Translated into CDK parlance, this means that CDK without Level 2 or 3 constructs isn’t particularly useful. Luckily, a Level 2 construct for Pipes is in the works that captures the service behavior in a domain model, including strong (not string) types for sources and transformations.
Affordances with strongly typed cloud automation
Still, imho we could be doing much more to harness the power of object orientation and type systems to make programming the cloud easier. Coming back to the noses and notches, one would easily imagine a set of base types or interfaces like this pseudo-syntax (I am being intentionally vague here) :
interface Source {} // source that can be polled
interface Sink {} // target that you can push messages to
class Pipes {
Source source;
Sink target;
}
class EventBridge : Sink {}
class SQS: Sink, Source {}
Using this rather primitive type system, your IDE can already tell you which connector works with which source and target. One could take this approach a step further and wrap these types into a fluent API that guides the programmer towards valid combinations by simply hitting CTRL-SPACE.
My aspiration would be:
Why wait for deployment to tell you that things aren’t working if the type system could have done so?
A type system provides the tightest inner loop for developers: a red underline just as you type. If the type system takes out many of the simple error sources before you deploy, deployment times would be less of a bottleneck. Apparently, there’s lots of interesting work ahead in this area!
Epilogue: Nature is telling me…
The Software Architect Elevator includes a favorite Dick Guindon quote:
Writing is nature’s way of letting you know how sloppy your thinking is.

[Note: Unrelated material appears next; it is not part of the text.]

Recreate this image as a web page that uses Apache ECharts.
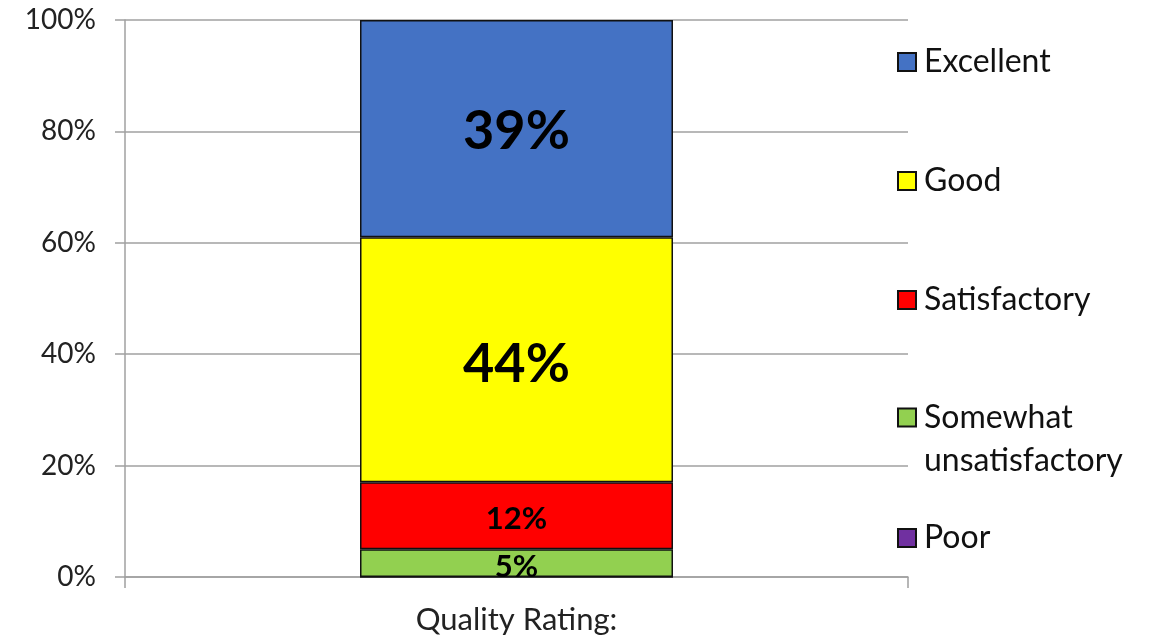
<!DOCTYPE html>
<html>
<head>
<meta charset="utf-8">
<script src="https://cdn.jsdelivr.net/npm/echarts@6/dist/echarts.min.js"></script>
<style>
html,body{margin:0;padding:0;background:#fff;}
#chart{width:1153px;height:643px;}
</style>
</head>
<body>
<div id="chart"></div>
<script>
const categories = ['Quality Rating:'];
const legendOrder = ['Excellent', 'Good', 'Satisfactory', 'Somewhat unsatisfactory', 'Poor'];
const poorValues = [0];
const somewhatValues = [5];
const satisfactoryValues = [12];
const goodValues = [44];
const excellentValues = [39];
const yTickValues = [0, 20, 40, 60, 80, 100];

const FONT = 'Lato';
const LEG_SIZE = 32;
const chart = echarts.init(document.getElementById('chart'));

function mkSeries(name, data, color, labelSize, offset) {
  return {
    name: name,
    type: 'bar',
    stack: 'total',
    barWidth: 313,
    data: data,
    itemStyle: { color: color, borderColor: '#111', borderWidth: 1.5 },
    label: {
      show: labelSize > 0,
      position: 'inside',
      offset: offset || [0, 0],
      formatter: '{c}%',
      color: '#000',
      fontFamily: FONT,
      fontWeight: 'bold',
      fontSize: labelSize
    }
  };
}

function mkLegend(name, top, extra) {
  const lg = {
    data: [name],
    orient: 'vertical',
    left: 892,
    top: top,
    icon: 'rect',
    itemWidth: 18,
    itemHeight: 18,
    selectedMode: false,
    textStyle: { fontFamily: FONT, fontSize: LEG_SIZE, color: '#111', padding: [0, 0, 0, 3] }
  };
  if (extra) Object.assign(lg, extra);
  return lg;
}

const option = {
  animation: false,
  backgroundColor: '#fff',
  grid: { left: 125, right: 245, top: 20, bottom: 66 },
  legend: [
    mkLegend(legendOrder[0], 41),
    mkLegend(legendOrder[1], 160),
    mkLegend(legendOrder[2], 279),
    mkLegend(legendOrder[3], 348, {
      formatter: function () { return '\nSomewhat\nunsatisfactory'; },
      textStyle: { fontFamily: FONT, fontSize: LEG_SIZE, color: '#111', lineHeight: 43, padding: [0, 0, 0, 3] }
    }),
    mkLegend(legendOrder[4], 517)
  ],
  xAxis: {
    type: 'category',
    data: categories,
    boundaryGap: true,
    axisLine: { lineStyle: { color: '#a0a0a0', width: 1.5 } },
    axisTick: { show: true, length: 11, lineStyle: { color: '#a0a0a0', width: 1.5 } },
    axisLabel: { fontFamily: FONT, fontSize: 31, color: '#222', margin: 27 }
  },
  yAxis: {
    type: 'value',
    min: yTickValues[0],
    max: yTickValues[yTickValues.length - 1],
    interval: 20,
    axisLine: { show: true, lineStyle: { color: '#a0a0a0', width: 1.5 } },
    axisTick: { show: true, length: 10, lineStyle: { color: '#a0a0a0', width: 1.5 } },
    splitLine: { lineStyle: { color: '#a0a0a0', width: 1.5 } },
    axisLabel: { fontFamily: FONT, fontSize: 28, color: '#222', margin: 29, formatter: '{value}%' }
  },
  series: [
    mkSeries('Poor', poorValues, '#7030A0', 0),
    mkSeries('Somewhat unsatisfactory', somewhatValues, '#92D050', 31, [0, 4]),
    mkSeries('Satisfactory', satisfactoryValues, '#FF0000', 31, [0, 3]),
    mkSeries('Good', goodValues, '#FFFF00', 54, [0, 5]),
    mkSeries('Excellent', excellentValues, '#4472C4', 54, [0, 3])
  ]
};
chart.setOption(option);
</script>
</body>
</html>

Well, this post tells me that my thinking is still pretty sloppy. But I hope you gained some insight into the importance of domain models for programming distributed cloud systems. Thanks for reading!
Oh, and one more thing: If you are keen to see the power of domain modeling in action, take a peek at Markus Voelter’s new book How to Understand Almost Anything. Behind the click-baity title lies an insightful summary of his decades of experience in modeling complex domains.